I’d like to extend my apologies to my readers for my short holiday from the blogging world. I am finally back to writing after almost a two week break with many stories to tell. You may remember that in my last post, To Be a Tourist or Not to Be a Tourist, I was questioning the notion of whether or not to follow the tourism route versus being content with and getting to know the place I am in now. In slight contradiction to my previous conclusions, I recently had a friend visit from the US and we experienced a full day of sightseer activities in Edinburgh.
The one hour and fifteen minute train ride from Uddingston to Edinburgh lulled me into a sleepy stupor. Occasionally I opened my eyes to glance at a field full of sheep or a passing station where shivering passengers waited patiently for the next train. We finally arrived to Waverly Station and into the bustling city center alive with Christmas chaos.
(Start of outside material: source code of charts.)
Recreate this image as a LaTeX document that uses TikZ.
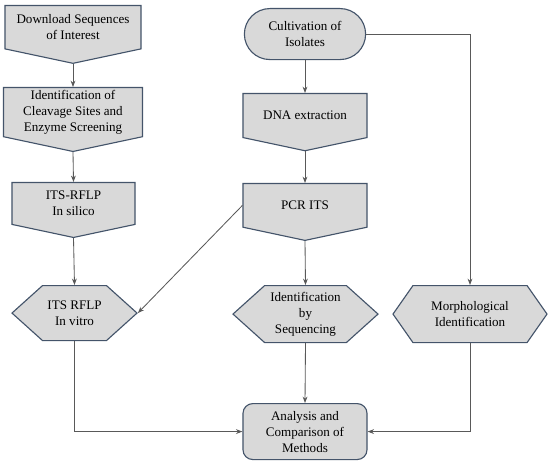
\documentclass[tikz,border=0pt]{standalone}
\usepackage{fontspec}
\setmainfont{Liberation Serif}
\usetikzlibrary{shapes.symbols, shapes.misc, arrows.meta, positioning}
\definecolor{boxfill}{HTML}{D9D9D9}
\definecolor{boxline}{HTML}{44546A}
\definecolor{linegray}{HTML}{595959}

\begin{document}
\begin{tikzpicture}[
    x=0.025cm, y=-0.025cm,
    base/.style={draw=boxline, fill=boxfill, line width=0.8pt, align=center, inner sep=1pt, minimum width=3.1cm, anchor=north, font=\fontsize{9.3}{11.4}\selectfont},
    pent/.style={base, signal, signal to=south, signal pointer angle=156},
    hexa/.style={base, signal, signal to=east and west, signal pointer angle=84, minimum height=1.425cm},
    pill/.style={base, rounded rectangle},
    rbox/.style={base, rectangle, rounded corners=7pt},
    arrow/.style={-{Stealth[length=1.6mm, width=1.2mm]}, draw=linegray, line width=0.6pt}
]
\useasboundingbox (0,0) rectangle (550,465);

% left column
\node[pent, minimum width=3.4cm, minimum height=1.39cm] (dl) at (73,5) {Download Sequences\\of Interest};
\node[pent, minimum width=3.475cm, minimum height=1.5cm] (ident) at (73,87) {Identification of\\Cleavage Sites and\\Enzyme Screening};
\node[pent, minimum width=3.075cm, minimum height=1.2cm] (silico) at (73.5,182) {ITS-RFLP\\In silico};
\node[hexa, minimum width=3.125cm, minimum height=1.375cm] (vitro) at (74.5,285) {ITS RFLP\\In vitro};

% middle column
\node[pill, minimum height=1.275cm] (cult) at (305,8) {Cultivation of\\Isolates};
\node[pent, minimum height=1.33cm] (dna) at (305,93) {DNA extraction};
\node[pent, minimum height=1.225cm] (pcr) at (305,183) {PCR ITS};
\node[hexa, minimum width=3.625cm] (seq) at (305.5,285) {Identification\\by\\Sequencing};
\node[rbox, minimum height=1.4cm] (anal) at (305,403) {Analysis and\\Comparison of\\Methods};

% right column
\node[hexa, minimum width=3.85cm, signal pointer angle=110] (morph) at (470,285) {Morphological\\Identification};

\draw[arrow] (dl.south) -- (ident.north);
\draw[arrow] (ident.south) -- (silico.north);
\draw[arrow] (silico.south) -- (vitro.north);
\draw[arrow] (cult.south) -- (dna.north);
\draw[arrow] (dna.south) -- (pcr.north);
\draw[arrow] (pcr.south) -- (seq.north);
\draw[arrow] (seq.south) -- (anal.north);
\draw[arrow] (pcr.west) -- (vitro.east);
\draw[arrow] (cult.east) -| (morph.north);
\draw[arrow] (vitro.south) |- (anal.west);
\draw[arrow] (morph.south) |- (anal.east);
\end{tikzpicture}
\end{document}
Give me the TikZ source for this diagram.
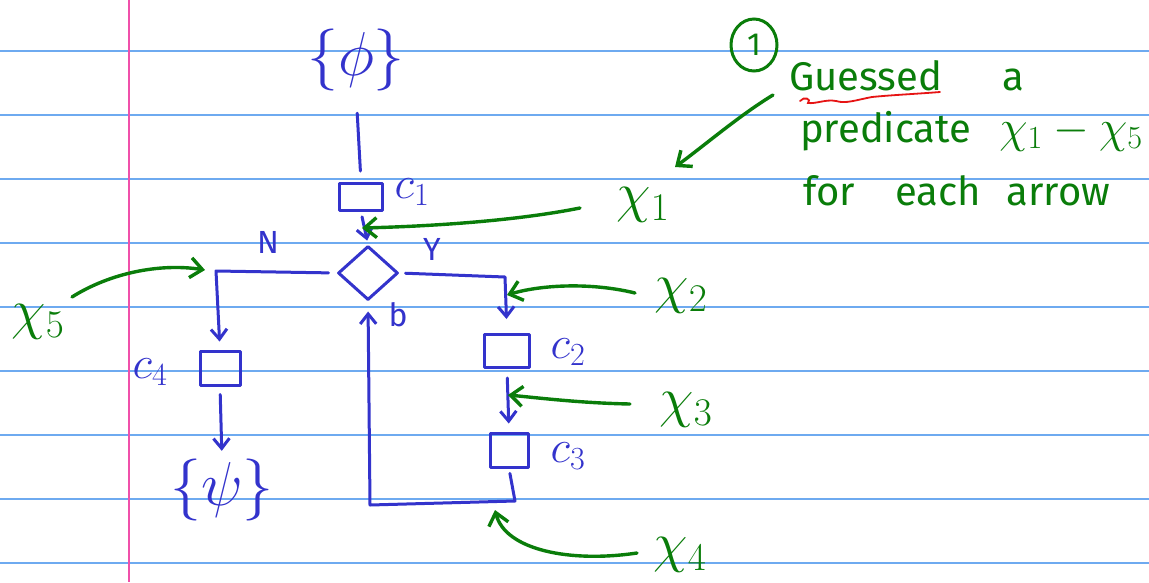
\RequirePackage{fix-cm}
\documentclass[tikz,border=0pt]{standalone}
\usepackage{fontspec}
\setmainfont{Fira Sans}
\usetikzlibrary{shapes.geometric,arrows.meta}
\definecolor{ink}{RGB}{51,51,204}
\definecolor{gink}{RGB}{10,125,10}
\definecolor{rulecol}{RGB}{110,170,240}
\definecolor{margincol}{RGB}{240,80,170}
\definecolor{rink}{RGB}{230,20,20}
\begin{document}
\begin{tikzpicture}[x=1pt,y=-1pt,
  pen/.style={draw=ink,line width=3pt,line cap=round,line join=round},
  gpen/.style={draw=gink,line width=3.4pt,line cap=round,line join=round},
  barb/.style={-{Straight Barb[length=10pt,width=16pt]}},
  gbarb/.style={-{Straight Barb[length=12pt,width=20pt]}},
  box/.style={pen,rectangle,inner sep=0pt},
  lab/.style={text=ink,inner sep=0pt,font=\fontsize{32}{32}\selectfont},
  clab/.style={text=ink,inner sep=0pt,font=\fontsize{46}{46}\selectfont},
  big/.style={text=ink,inner sep=0pt,font=\fontsize{62}{62}\selectfont},
  glab/.style={text=gink,inner sep=0pt,font=\fontsize{56}{56}\selectfont},
  note/.style={text=gink,inner sep=0pt,anchor=base west,font=\fontsize{40}{40}\selectfont},
]
\fill[white] (0,0) rectangle (1149,582);
\useasboundingbox (0,0) rectangle (1149,582);
% paper
\foreach \yy in {51,115,...,563} \draw[rulecol,line width=1.5pt] (0,\yy) -- (1149,\yy);
\draw[margincol,line width=1.5pt] (129,0) -- (129,582);

% blue flowchart
\node[big] (phi) at (356,60) {$\{\phi\}$};
\node[box,minimum width=43pt,minimum height=27pt] (c1) at (361,197) {};
\node[clab] (c1l) at (412,192) {$c_1$};
\node[pen,diamond,minimum width=60pt,minimum height=54pt,inner sep=0pt] (d) at (368,273) {};
\node[lab] (N) at (268,242) {N};
\node[lab] (Y) at (432,249) {Y};
\node[lab] (b) at (398,315) {b};
\node[box,minimum width=45pt,minimum height=33pt] (c2) at (507,351) {};
\node[clab] (c2l) at (568,352) {$c_2$};
\node[box,minimum width=38pt,minimum height=34pt] (c3) at (509,450) {};
\node[clab] (c3l) at (568,456) {$c_3$};
\node[box,minimum width=40pt,minimum height=34pt] (c4) at (220,368) {};
\node[clab] (c4l) at (150,372) {$c_4$};
\node[big] (psi) at (222,490) {$\{\psi\}$};

\coordinate (nl) at (216,271);
\coordinate (nr) at (505,277);
\coordinate (br) at (515,501);
\coordinate (bl) at (370,505);

\draw[pen,shorten <=22pt,shorten >=11pt] (phi.south) -- (c1.north);
\draw[pen,barb,shorten <=5pt,shorten >=4pt] (c1.south) -- (d.north);
\draw[pen,barb,shorten <=8pt,shorten >=8pt] (d.west) -- (nl) -- (c4.north);
\draw[pen,barb,shorten <=6pt,shorten >=14pt] (d.east) -- (nr) -- (c2.north);
\draw[pen,barb,shorten <=9pt,shorten >=8pt] (c2.south) -- (c3.north);
\draw[pen,barb,shorten <=8pt,shorten >=8pt] (c4.south) -- (psi.north);
\draw[pen,barb,shorten <=5pt,shorten >=10pt] (c3.south) -- (br) -- (bl) -- (d.south);

% green annotations
\node[glab] (x1) at (643,205) {$\chi_1$};
\node[glab] (x2) at (681,296) {$\chi_2$};
\node[glab] (x3) at (686,410) {$\chi_3$};
\node[glab] (x4) at (680,555) {$\chi_4$};
\node[glab] (x5) at (38,322) {$\chi_5$};

\coordinate (s1) at (580,208); \coordinate (t1) at (362,228);
\coordinate (s2) at (635,293); \coordinate (t2) at (507,295);
\coordinate (s3) at (630,404); \coordinate (t3) at (508,395);
\coordinate (s4) at (637,553); \coordinate (t4) at (495,510);
\coordinate (s5) at (72,297);  \coordinate (t5) at (205,270);

\draw[gpen,gbarb] (s1) .. controls (520,220) and (440,226) .. (t1);
\draw[gpen,gbarb] (s2) .. controls (590,282) and (540,285) .. (t2);
\draw[gpen,gbarb] (s3) .. controls (580,403) and (540,398) .. (t3);
\draw[gpen,gbarb] (s4) .. controls (570,563) and (505,550) .. (t4);
\draw[gpen,gbarb] (s5) .. controls (110,273) and (160,263) .. (t5);

\node[draw=gink,line width=3pt,ellipse,minimum width=46pt,minimum height=52pt,inner sep=0pt,text=gink,font=\fontsize{32}{32}\selectfont] (one) at (754,45) {1};

\node[note] (l1) at (789,90) {Guessed\hspace{60pt}a};
\node[note] (l2) at (800,142) {predicate\hspace{28pt}{\fontsize{46}{46}\selectfont$\chi_1-\chi_5$}};
\node[note] (l3) at (803,205) {for\hspace{40pt}each\hspace{26pt}arrow};

\coordinate (s6) at (773,95); \coordinate (t6) at (675,167);
\draw[gpen,gbarb] (s6) .. controls (740,115) and (705,145) .. (t6);

\draw[rink,line width=1.8pt,line cap=round] (800,101) .. controls (804,96) and (812,99) .. (808,103)
  .. controls (816,104) and (826,99) .. (836,101) .. controls (846,104) and (856,100) .. (872,97)
  .. controls (892,95) and (915,94) .. (940,92);
\end{tikzpicture}
\end{document}
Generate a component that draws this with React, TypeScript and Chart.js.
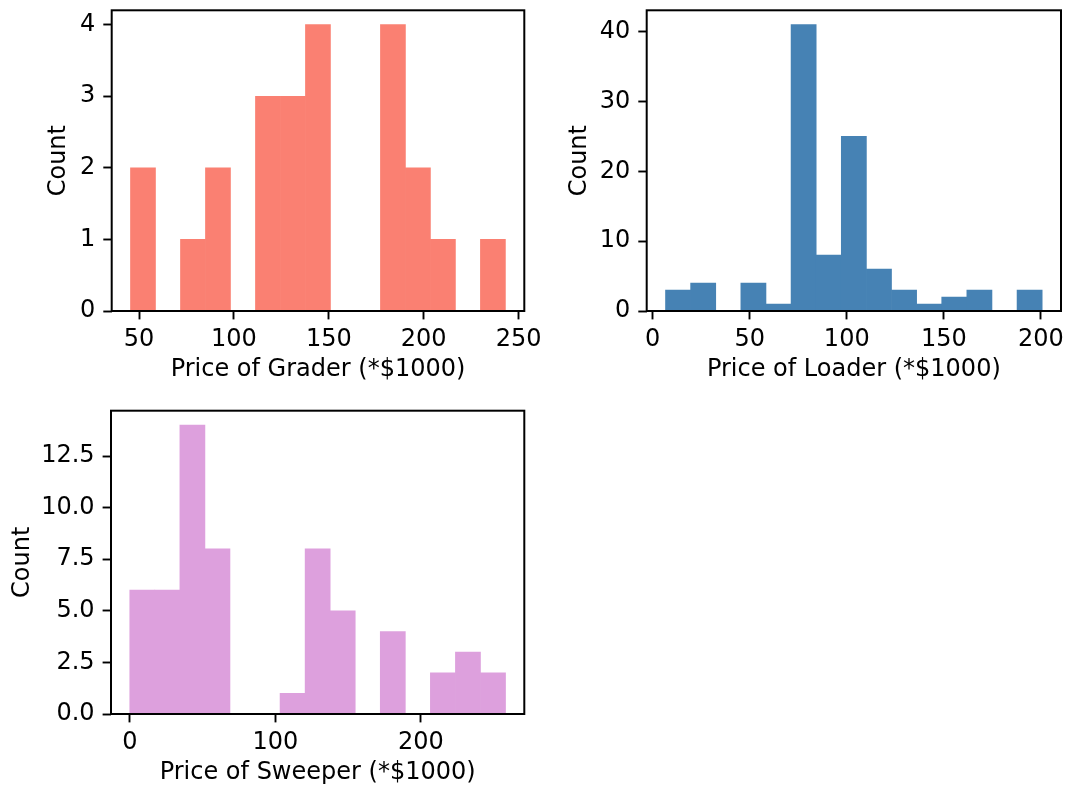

Our first touristy stop was the Scott Monument, a Victorian Gothic monument in honor of Scottish author and poet Sir Walter Scott. The monument sits on Princes Street and resembles an old gothic cathedral. The giant structure offers several viewing decks at varying heights with fantastic panoramic views of the city of Edinburgh. We climbed 287 steps up a series of narrow spiral stone staircases to the top. Dizzy and slightly claustrophobic from the climb, I stumbled onto the top deck and gasped when I peered down to the street 200 feet below me. I’m not sure if it was the bitter chill in the wind or my slight fear of heights that took my breath away, but I decided this wasn’t a place I could stay for long. I quickly snapped my photos of the impressive panoramic view and made my way back to the claustrophobic, winding staircase. Two fears conquered in an hour: heights and small spaces.
The next stop on our touristic journey was a place called The Scottish Whiskey Experience on the Royal Mile. It is here that whiskey enthusiasts (or curious individuals like myself) go to learn the Scottish distillery process and to have a taste of the stuff that is famous worldwide. We got a brief overview of the process and learned about the four whiskey regions: The Highlands, Lowlands, Islay, and Speyside. Each region’s whiskey has its own distinct flavors and aromas. It is said the secret ingredient which gives Scottish whiskey a superior taste is Scottish water, considered the purest and most delicious water in the world. After picking up some whiskey knowledge, we of course had a taste.
One of the most interesting parts of the tour was a display of the world’s largest whiskey collection that once belonged to a Brazilian whiskey enthusiast, Claive Vidiz. Over his lifetime, Claive amassed over 3,000 bottles of whiskey from around the world in his private collection which now belongs to the Scottish Whiskey Experience.
The third stop on our journey was an Underground City tour by Mercat Tours. The South Bridge in Edinburgh has a series of underground vaults built into the nineteen arches of the bridge. The South Bridge Vaults were completed in the late 1700s and once served as taverns and shops full of craftsmen and cobblers. Due to the wet conditions of the vaults that were never properly sealed to keep water out, the legitimate businesses left.
The vaults soon became home to criminal activity and illicit trade including serving as a storage area for dead bodies that had been dug up by body snatchers. Body snatching was a lucrative business at the time when cadavers were in high demand and short supply at local medical colleges. Murder and robbery plagued the vaults. Famous serial killers Burke and Hare are rumoured to have hunted and murdered their victims here and sold the corpses to the medical schools.
After the criminals had moved out, Edinburgh’s poorest moved in. The vaults were cramped, unhygienic living conditions with no sanitation or running water. But for these poor citizens, the vaults provided shelter from the harsh elements above ground. The vaults have a tough history and are said to be extremely haunted. There have been countless reports of paranormal activity and ghost sightings… if you believe in that sort of thing.
Our final stop was at the German Christmas Market where we grazed the stalls for delicious snacks and treats and finished off the evening with a tall, delicious Hefeweizen. The ice rink was bustling with Christmas cheer and Christmas lights were aglow.
Although I hate to fall into the tourism trap, sometimes it really is interesting and entertaining to let your tourist flag fly… as long as it’s in moderation.